Dans l’Ancien Testament, des mesures juridiques (année de rémission avec le jubilé/année sabbatique, interdiction du prêt à intérêt et de la conservation d’un gage, obligation de la dîme, paiement quotidien du journalier, droit de grappillage et de glanage) répondent à ce défi constant : « Certes les pauvres ne disparaîtront point de ce pays ; aussi je te donne ce commandement : tu dois ouvrir ta main à ton frère, à celui qui est humilié et pauvre dans ton pays » (Dt 15, 11) repris par Jésus : « Les pauvres, en effet, vous les aurez toujours avec vous : mais moi, vous ne m’aurez pas toujours » (Jn 12, 8). Nous ne devons pas nous lasser et surtout reconnaître sa présence dans les pauvres qui sont ses frères (cf. Mt 25, 40) : « Le jour où sa mère la reprit d’entretenir à la maison pauvres et infirmes, sainte Rose de Lima lui dit : ‘Quand nous servons les pauvres et les malades, nous servons Jésus.

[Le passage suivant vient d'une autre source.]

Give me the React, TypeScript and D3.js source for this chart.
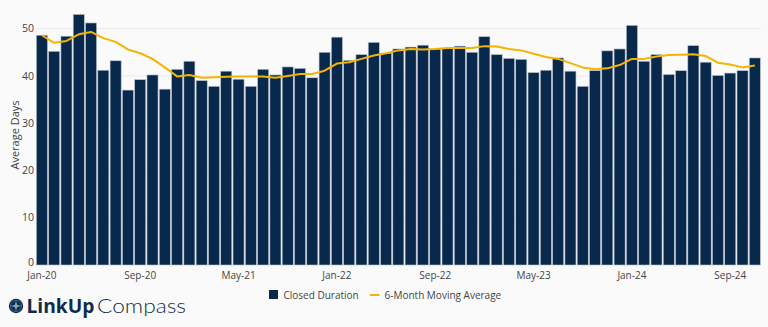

Nous ne devons pas nous lasser d’aider notre prochain, parce qu’en eux c’est Jésus que nous servons’ ». Histoire de ne pas entendre au jour du jugement : « À moi non plus vous ne l’avez pas fait » (Mt 25, 45). Surtout que traditionnellement, le salut et est assimilé au rachat de l’esclave comme avec l’indulgence plénière des peines temporelles du purgatoire ou le pardon à une dette dans le Notre-Père (dimitte nobis debita nostra, sicut et nos dimittimus debitoribus nostris). Et c’est à la mesure dont nous pardonnons que nous le serons nous-mêmes.